Here’s how Kirk described things in his review yesterday:
I’m leaning toward giving Just Cause 3 a heavily qualified Yes based on how fun the game can be, but I’m not comfortable doing so just yet, largely because the early PC build that I played had some significant performance problems. I run a 4GB GTX970 GPU and a 3.5Ghz Intel i7 CPU, and have been unable to maintain a steady frame-rate in full screen mode no matter what settings I tweak. Running the game in windowed mode helps things, but only a bit: My experience has been significantly hampered by bugs, visual glitches, and performance hitches, along with several hard crashes to desktop.
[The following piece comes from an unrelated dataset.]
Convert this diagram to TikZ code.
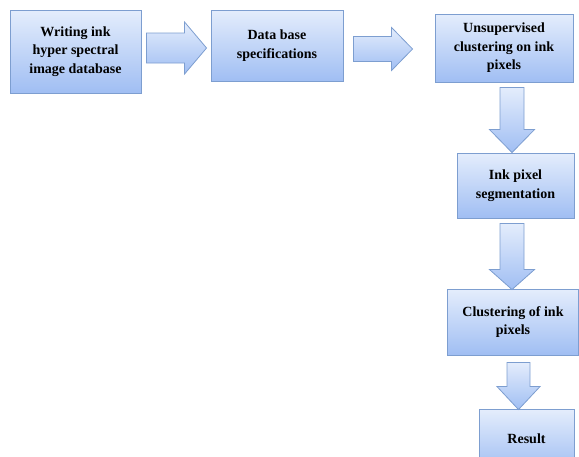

Nvidia will no doubt release an optimized driver to coincide with Just Cause 3’s retail release, but I don’t know how much that’ll improve things on the PC end. Meanwhile, I received a code for the PS4 version just today, so I can’t yet authoritatively speak to how the game runs on consoles. Early technical performance reports from people who’ve played the console versions are troubling, however. Given how mixed I am on Just Cause 3 in general, I’m not comfortable recommending the game until I’m sure of whether the final version will work properly. Should the performance of the game improve through driver updates and patches, I’ll update the review.
Kirk is currently playing the game with updated drivers—he’ll report back soon.
Kotaku hasn’t personally spent extensive hands-on time with the console versions of Just Cause 3, but it’s become routine for technical analysts to pick apart the different versions of multiplatform games as soon as they’re released.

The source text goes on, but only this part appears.